Un’infatuazione scattata da quando è entrata a Palazzo Chigi. Nella cerchia della premier pare si vociferi da tempo di questa liaison tra la Meloni e i servizi segreti. Secondo molti, la premier tenderebbe a vedere intrighi, complotti dietro ogni angolo e le noticine che le arrivano giornalmente su amici e nemici pare la esaltino non poco stuzzicando alcuni tratti della sua personalità.

Meloni non si fida di nessuno. E forse fa pure bene, perché non fidarsi di solito è meglio ma la sua è una diffidenza nei confronti degli altri dicono patologica, fatta eccezione per la madre e la sorella. Forse è proprio da questa mancanza di fiducia che è nato quell’amore folle e bizzarro per le intercettazioni.

Prima di entrare a Palazzo, pare che la premier fosse stata informata dell’esistenza di forme di controllo telematico di vari personaggi che ruotavano attorno al suo mondo. Si parlava di oltre 400 utenze captate. In sostanza giornalisti o politici intercettati senza le garanzie costituzionali di una indagine ma dai servizi segreti. Boom, colpo di fulmine.
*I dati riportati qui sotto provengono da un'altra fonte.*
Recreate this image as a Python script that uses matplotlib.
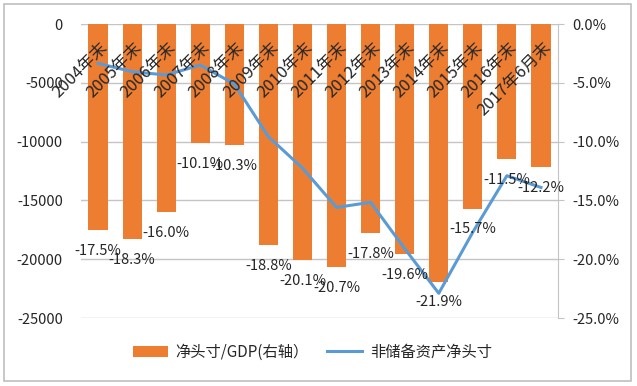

E adesso con il libro scomodo di Madron e Bisignani, problemi in arrivo (forse), perché in realtà per ora tutto tace. Renzi a parte. Allusioni, anche vaghe, non certezze quelle riportate ne I potenti al tempo di Giorgia ma che scuotono un po’ gli animi e indignano qualcuno.

Ma la Meloni non è stata di certo l’unica. L’amore tossico con i Servizi l’abbiamo visto anche nel 2021. Per Giuseppe Conte sono stati come una droga. “Degli ultimi presidenti del Consiglio, Giuseppi è stato il più ossessionato dall’intelligence. Coscienti del potere che esercitavano sul premier, le barbe finte lo riempivano di notizie confidenziali su vicende personali o qualche gossip relativo a suoi amici o avversari” – commenta Bisignani su La Stampa. 

Oggi al Dis c’è Elisabetta Belloni, nominata da Mario Draghi: “la chiamavano Betty, era molto amata, ma a settembre del 2023 potrebbe andare in pensione e, a meno di sorprese, uscire definitamente dai radar istituzionali. Fintanto che c’è Meloni, però, non la tocca nessuno, e chi ha provato a metterla ai vertici di qualche partecipata, come per esempio Leonardo o Eni, è stato incenerito”.

Adesso a Belloni la premier chiede, come è prassi istituzionale, schede dettagliate su tutto e tutti, specie prima degli incontri con gli interlocutori internazionali. Ma non solo loro. Si è messa anche in testa di ridisegnare l’intelligence. Intanto Mantovano sta lavorando per modificare la legge 124 del 2007 che regola i compiti delle barbe finte. Una riforma a cui aveva cominciato a pensare anche lo stesso Conte.

Nel progetto di riordino, Mantovano gestisce i rapporti con tutti i direttori delle agenzie, coni comandanti generali del-le forze armate e di polizia. “Per sentire il loro parere su un’ipotesi di riforma, poche settimane dopo il suo insediamento, un sabato, Mantovano ha organizzato, prima volta nella storia, una sorta di “festival delle spie” con un panel condotto da Mario Sechi, ancora all’Agi, in versione Amadeus. Un appuntamento che si è poi ripetuto all’auditorium di piazza Dante, sede dei Servizi, con tutte le autorità che in passato se n’erano istituzionalmente occupate. Da Gianni Letta a Marco Minniti a Gianni De Gennaro, che si sono confrontati con i grandi manager pubblici, da Claudio Descalzi a Francesco Starace a Matteo Del Fante, e a ministri e magistrati.” conclude Bisignani.